# Exercise goal
Leave the pictures out. Retype exactly the lines below from the one containing "Output the component" through the one containing "const BROWN_AXIS = '#8b5e4b';", and no others.

# Supplied information

▼

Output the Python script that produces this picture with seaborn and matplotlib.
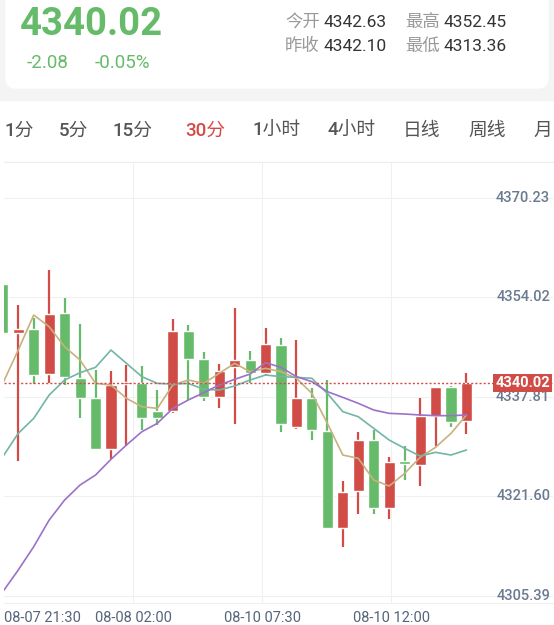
import numpy as np
import pandas as pd
import matplotlib
matplotlib.use("Agg")
import matplotlib.pyplot as plt
from matplotlib.patches import FancyBboxPatch, Rectangle
import seaborn as sns

sns.set_style("white")
plt.rcParams['font.family'] = ['Roboto', 'Noto Sans CJK SC', 'DejaVu Sans']

# ---- data ----
opens  = [4356.1, 4348.1, 4348.8, 4341.5, 4351.4, 4340.9, 4337.5, 4329.2, 4339.8, 4340.1, 4335.4, 4335.5,
          4348.5, 4343.9, 4337.8, 4342.6, 4343.8, 4341.6, 4346.2, 4332.9, 4337.5, 4332.2, 4316.4, 4322.5,
          4330.7, 4319.6, 4327.1, 4326.7, 4334.7, 4339.4, 4333.8]
closes = [4348.1, 4348.8, 4341.4, 4351.3, 4341.0, 4337.6, 4329.2, 4339.7, 4340.1, 4334.4, 4334.4, 4348.5,
          4344.0, 4337.8, 4342.0, 4343.8, 4341.6, 4346.4, 4333.3, 4337.5, 4332.4, 4316.4, 4322.3, 4330.7,
          4319.6, 4327.1, 4326.9, 4334.7, 4339.4, 4333.7, 4340.02]
highs  = [4356.5, 4352.8, 4350.6, 4358.4, 4353.9, 4349.6, 4342.1, 4342.0, 4343.0, 4342.8, 4338.9, 4350.4,
          4349.4, 4345.1, 4343.1, 4352.3, 4345.3, 4349.0, 4347.3, 4347.0, 4339.2, 4340.5, 4324.1, 4332.1,
          4332.4, 4328.0, 4329.8, 4337.5, 4339.4, 4339.5, 4341.7]
lows   = [4347.8, 4327.3, 4339.9, 4340.0, 4339.7, 4334.3, 4329.1, 4327.6, 4329.8, 4332.3, 4333.2, 4335.2,
          4337.3, 4337.1, 4336.0, 4333.3, 4340.1, 4341.3, 4332.1, 4332.6, 4330.7, 4316.3, 4313.36, 4318.7,
          4318.7, 4317.8, 4324.2, 4323.2, 4329.8, 4332.9, 4331.7]
ma1  = [4339.96, 4345.39, 4351.09, 4349.19, 4345.93, 4343.76, 4339.96, 4339.69, 4337.52, 4336.16, 4335.89,
        4339.69, 4340.51, 4339.96, 4341.59, 4343.22, 4341.86, 4342.41, 4341.86, 4340.78, 4338.33, 4333.45,
        4328.29, 4327.75, 4324.22, 4323.24, 4325.30, 4327.91, 4329.54, 4331.82, 4334.81]
ma20 = [4328.02, 4331.82, 4334.26, 4338.06, 4340.51, 4341.70, 4342.57, 4345.39, 4343.22, 4341.05, 4339.96,
        4339.85, 4339.96, 4338.99, 4338.88, 4339.53, 4340.51, 4341.32, 4341.05, 4340.94, 4340.78, 4338.33,
        4335.35, 4334.53, 4332.63, 4330.73, 4329.38, 4328.13, 4328.73, 4328.29, 4329.11]
ma30 = [4306.03, 4309.56, 4313.36, 4317.70, 4320.96, 4323.41, 4325.03, 4327.59, 4329.92, 4332.09, 4333.45,
        4335.89, 4337.25, 4338.44, 4339.69, 4340.61, 4341.48, 4343.33, 4342.57, 4341.05, 4340.24, 4338.61,
        4337.68, 4336.71, 4335.62, 4335.08, 4334.97, 4334.81, 4334.70, 4334.70, 4334.81]
ytick_vals = [4370.23, 4354.02, 4337.81, 4321.60, 4305.39]
xtick_labels = ["08-07 21:30", "08-08 02:00", "08-10 07:30", "08-10 12:00"]
xtick_pos = [0.078, 8.43, 16.79, 25.14]
tabs = ["1分", "5分", "15分", "30分", "1小时", "4小时", "日线", "周线", "月"]
tab_x = [5, 59, 112, 185, 253, 327, 403, 468, 533]
last_price = 4340.02

RED = "#d24c47"
GREEN = "#66bb6a"
W, H = 554, 625
fig = plt.figure(figsize=(W/100, H/100), dpi=100)
fig.patch.set_facecolor("white")

# header background
bg = fig.add_axes([0, 0, 1, 1]); bg.set_xlim(0, W); bg.set_ylim(H, 0); bg.axis("off")
bg.add_patch(Rectangle((0, 0), W, 100, color="#f4f4f4", zorder=0))
bg.add_patch(FancyBboxPatch((6, -20), 542, 108, boxstyle="round,pad=0,rounding_size=10",
                            color="white", zorder=1))
bg.text(20, 35, "4340.02", fontsize=27.5, fontweight="bold", color=GREEN, va="baseline", zorder=2)
bg.text(27, 68, "-2.08", fontsize=13.5, color=GREEN, va="baseline", zorder=2)
bg.text(95, 68, "-0.05%", fontsize=13.5, color=GREEN, va="baseline", zorder=2)
for lab, val, x, y in [("今开", "4342.63", 285, 27), ("最高", "4352.45", 405, 27),
                       ("昨收", "4342.10", 285, 51), ("最低", "4313.36", 405, 51)]:
    bg.text(x, y, lab, fontsize=12.5, color="#999999", va="baseline", zorder=2)
    bg.text(x + 38, y, val, fontsize=12.5, color="#333333", va="baseline", zorder=2)
for t, x in zip(tabs, tab_x):
    bg.text(x, 136, t, fontsize=13.5, color=RED if t == "30分" else "#555555",
            va="baseline", zorder=2, fontweight="medium")
bg.plot([4, 553], [162, 162], color="#eeeeee", lw=1)
for txt, x, c in [("MA1:4334.99", 11, "#c9b17f"), ("MA20:4329.16", 105, "#72b5a6"),
                  ("MA30:4334.97", 205, "#9b72c9")]:
    bg.text(x, 175, txt, fontsize=10.3, color=c, va="baseline", fontweight="medium")

# chart
ax = fig.add_axes([4/W, 1 - 603/H, 549/W, 440/H])
ax.set_xlim(0.078, 35.6)
ax.set_ylim(4304.19, 4375.85)
idx = np.arange(len(opens))
df = pd.DataFrame({"i": idx, "o": opens, "c": closes, "h": highs, "l": lows,
                   "ma1": ma1, "ma20": ma20, "ma30": ma30})
for v in ytick_vals:
    ax.axhline(v, color="#f0f0f0", lw=0.8, zorder=0)
for x in xtick_pos[1:]:
    ax.axvline(x, color="#f0f0f0", lw=0.8, zorder=0)
for _, r in df.iterrows():
    col = RED if r.c >= r.o else GREEN
    ax.vlines(r.i, r.l, r.h, color=col, lw=1.6, zorder=2)
    lo, hi = min(r.o, r.c), max(r.o, r.c)
    ax.bar(r.i, max(hi - lo, 0.35), bottom=lo, width=0.72, color=col, zorder=3)
sns.lineplot(data=df, x="i", y="ma1", color="#c9b17f", lw=1.2, ax=ax, zorder=4)
sns.lineplot(data=df, x="i", y="ma20", color="#72b5a6", lw=1.2, ax=ax, zorder=4)
sns.lineplot(data=df, x="i", y="ma30", color="#9b72c9", lw=1.2, ax=ax, zorder=4)
ax.axhline(last_price, color=RED, lw=1, ls=(0, (1.5, 1.5)), zorder=5)
for v in ytick_vals:
    ax.annotate(f"{v:.2f}", xy=(1, v), xycoords=("axes fraction", "data"),
                xytext=(-2, 0), textcoords="offset points", ha="right", va="center",
                fontsize=10.5, color="#6b7a90", fontweight="medium")
ax.annotate(f"{last_price:.2f}", xy=(1, last_price), xycoords=("axes fraction", "data"),
            xytext=(-2, 0), textcoords="offset points", ha="right", va="center",
            fontsize=10.5, color="white", fontweight="bold", zorder=6,
            bbox=dict(boxstyle="square,pad=0.15", fc=RED, ec="none"))
ax.set_xticks([]); ax.set_yticks([])
ax.set_xlabel(""); ax.set_ylabel("")
for s in ax.spines.values():
    s.set_visible(False)
ax.spines["bottom"].set_visible(True); ax.spines["bottom"].set_color("#f0f0f0")
for lab, x in zip(xtick_labels, xtick_pos):
    ax.annotate(lab, xy=(x, 0), xycoords=("data", "axes fraction"), xytext=(0, -6),
                textcoords="offset points", ha="left" if x < 1 else "center", va="top",
                fontsize=10.5, color="#56647a", annotation_clip=False)
fig.savefig("out.png", dpi=100)
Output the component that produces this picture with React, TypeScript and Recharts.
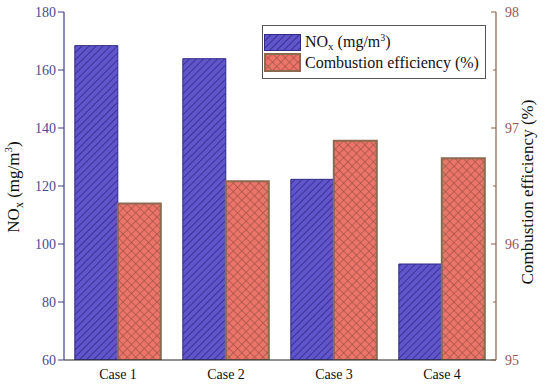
import React from 'react';
import { BarChart, Bar, XAxis, YAxis } from 'recharts';

const cases = ['Case 1', 'Case 2', 'Case 3', 'Case 4'];
const noxValues = [168.4, 163.9, 122.3, 93.1];
const efficiencyValues = [96.35, 96.54, 96.89, 96.74];
const noxTicks = [60, 80, 100, 120, 140, 160, 180];
const effTicks = [95, 95.5, 96, 96.5, 97, 97.5, 98];

const data = cases.map((name, i) => ({
  name,
  nox: noxValues[i],
  eff: efficiencyValues[i],
}));

const FONT = "'Liberation Serif', 'Times New Roman', serif";
const BLUE_AXIS = '#3f3d8c';
const BROWN_AXIS = '#8b5e4b';

const PatternDefs = ({ prefix }: { prefix: string }) => (
  <defs>
    <pattern id={`${prefix}-hatch`} patternUnits="userSpaceOnUse" width={5} height={5} patternTransform="rotate(45)">
      <rect width={5} height={5} fill="#6155cc" />
      <line x1={0} y1={0} x2={0} y2={5} stroke="#2f2b86" strokeWidth={1.6} />
    </pattern>
    <pattern id={`${prefix}-cross`} patternUnits="userSpaceOnUse" width={6} height={6} patternTransform="rotate(45)">
      <rect width={6} height={6} fill="#ec7468" />
      <line x1={0} y1={0} x2={0} y2={6} stroke="#8e4a40" strokeWidth={1.1} />
      <line x1={0} y1={0} x2={6} y2={0} stroke="#8e4a40" strokeWidth={1.1} />
    </pattern>
  </defs>
);

const LeftTick = (props: any) => {
  const { x, y, payload } = props;
  return (
    <g>
      <line x1={x - 6} y1={y} x2={x} y2={y} stroke={BLUE_AXIS} strokeWidth={1} />
      <text x={x - 8} y={y} dy={5} textAnchor="end" fontSize={14} fontFamily={FONT} fill="#4b4a92">
        {payload.value}
      </text>
    </g>
  );
};

const RightTick = (props: any) => {
  const { x, y, payload } = props;
  const major = Number.isInteger(payload.value);
  return (
    <g>
      <line x1={x - (major ? 5 : 3)} y1={y} x2={x} y2={y} stroke={BROWN_AXIS} strokeWidth={1} />
      {major && (
        <text x={x + 9} y={y} dy={5} textAnchor="start" fontSize={14} fontFamily={FONT} fill="#9a5550">
          {payload.value}
        </text>
      )}
    </g>
  );
};

const BottomTick = (props: any) => {
  const { x, y, payload } = props;
  return (
    <text x={x} y={y + 19} textAnchor="middle" fontSize={14} fontFamily={FONT} fill="#111">
      {payload.value}
    </text>
  );
};

const TopTick = (props: any) => {
  const { x, y, index } = props;
  return (
    <g>
      <line x1={x} y1={y} x2={x} y2={y + 5} stroke="#222" strokeWidth={1} />
      {index < cases.length - 1 && (
        <line x1={x + 54} y1={y} x2={x + 54} y2={y + 5} stroke="#222" strokeWidth={1} />
      )}
    </g>
  );
};

const LeftTitle = () => (
  <text x={19} y={187} transform="rotate(-90 19 187)" textAnchor="middle" fontSize={17} fontFamily={FONT} fill="#111">
    <tspan>NO</tspan>
    <tspan dy={4} fontSize={12}>x</tspan>
    <tspan dy={-4}> (mg/m</tspan>
    <tspan dy={-7} fontSize={11}>3</tspan>
    <tspan dy={7}>)</tspan>
  </text>
);

const RightTitle = () => (
  <text x={533} y={192} transform="rotate(-90 533 192)" textAnchor="middle" fontSize={17} fontFamily={FONT} fill="#111">
    Combustion efficiency (%)
  </text>
);

const Swatch = ({ kind }: { kind: 'hatch' | 'cross' }) => (
  <svg width={37} height={kind === 'hatch' ? 17 : 19} style={{ display: 'block' }}>
    <PatternDefs prefix={`lg-${kind}`} />
    <rect
      x={kind === 'hatch' ? 0.5 : 1}
      y={kind === 'hatch' ? 0.5 : 1}
      width={kind === 'hatch' ? 36 : 35}
      height={kind === 'hatch' ? 16 : 17}
      fill={`url(#lg-${kind}-${kind})`}
      stroke={kind === 'hatch' ? '#2f2b86' : '#8b6a50'}
      strokeWidth={kind === 'hatch' ? 1 : 2}
    />
  </svg>
);

export default function App() {
  return (
    <div style={{ position: 'absolute', left: 0, top: 0, width: 550, height: 387, background: '#fff' }}>
      <BarChart
        width={550}
        height={387}
        data={data}
        margin={{ top: 12, right: 0, left: 0, bottom: 0 }}
        barCategoryGap="10%"
        barGap={0}
      >
        <PatternDefs prefix="bar" />
        <XAxis
          dataKey="name"
          height={27}
          axisLine={{ stroke: '#222', strokeWidth: 1 }}
          tickLine={false}
          tickSize={0}
          tickMargin={0}
          tick={<BottomTick />}
        />
        <XAxis
          xAxisId="top"
          dataKey="name"
          orientation="top"
          height={0}
          axisLine={{ stroke: '#222', strokeWidth: 1 }}
          tickLine={false}
          tickSize={0}
          tickMargin={0}
          tick={<TopTick />}
        />
        <YAxis
          yAxisId="left"
          width={64}
          domain={[60, 180]}
          ticks={noxTicks}
          allowDataOverflow
          axisLine={{ stroke: BLUE_AXIS, strokeWidth: 1.2 }}
          tickLine={false}
          tickSize={0}
          tickMargin={0}
          tick={<LeftTick />}
          label={{ content: () => <LeftTitle /> }}
        />
        <YAxis
          yAxisId="right"
          orientation="right"
          width={54}
          domain={[95, 98]}
          ticks={effTicks}
          allowDataOverflow
          axisLine={{ stroke: BROWN_AXIS, strokeWidth: 1.2 }}
          tickLine={false}
          tickSize={0}
          tickMargin={0}
          tick={<RightTick />}
          label={{ content: () => <RightTitle /> }}
        />
        <Bar
          yAxisId="left"
          dataKey="nox"
          fill="url(#bar-hatch)"
          stroke="#2f2b86"
          strokeWidth={1}
          isAnimationActive={false}
        />
        <Bar
          yAxisId="right"
          dataKey="eff"
          fill="url(#bar-cross)"
          stroke="#8b6a50"
          strokeWidth={2}
          isAnimationActive={false}
        />
      </BarChart>
      <div
        style={{
          position: 'absolute',
          left: 262,
          top: 25,
          width: 222,
          height: 52,
          border: '1px solid #555',
          background: '#fff',
          fontFamily: FONT,
          fontSize: 16,
          color: '#111',
        }}
      >
        <div style={{ position: 'absolute', left: 1, top: 3, display: 'flex', alignItems: 'center' }}>
          <Swatch kind="hatch" />
          <span style={{ marginLeft: 4, lineHeight: '18px' }}>
            NO<sub style={{ fontSize: 11, verticalAlign: '-3px' }}>x</sub> (mg/m
            <sup style={{ fontSize: 10, verticalAlign: '6px' }}>3</sup>)
          </span>
        </div>
        <div style={{ position: 'absolute', left: 1, top: 27, display: 'flex', alignItems: 'center' }}>
          <Swatch kind="cross" />
          <span style={{ marginLeft: 4, lineHeight: '18px' }}>Combustion efficiency (%)</span>
        </div>
      </div>
    </div>
  );
}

▲

# Task output
Output the component that produces this picture with React, TypeScript and Recharts.
import React from 'react';
import { BarChart, Bar, XAxis, YAxis } from 'recharts';

const cases = ['Case 1', 'Case 2', 'Case 3', 'Case 4'];
const noxValues = [168.4, 163.9, 122.3, 93.1];
const efficiencyValues = [96.35, 96.54, 96.89, 96.74];
const noxTicks = [60, 80, 100, 120, 140, 160, 180];
const effTicks = [95, 95.5, 96, 96.5, 97, 97.5, 98];

const data = cases.map((name, i) => ({
  name,
  nox: noxValues[i],
  eff: efficiencyValues[i],
}));

const FONT = "'Liberation Serif', 'Times New Roman', serif";
const BLUE_AXIS = '#3f3d8c';
const BROWN_AXIS = '#8b5e4b';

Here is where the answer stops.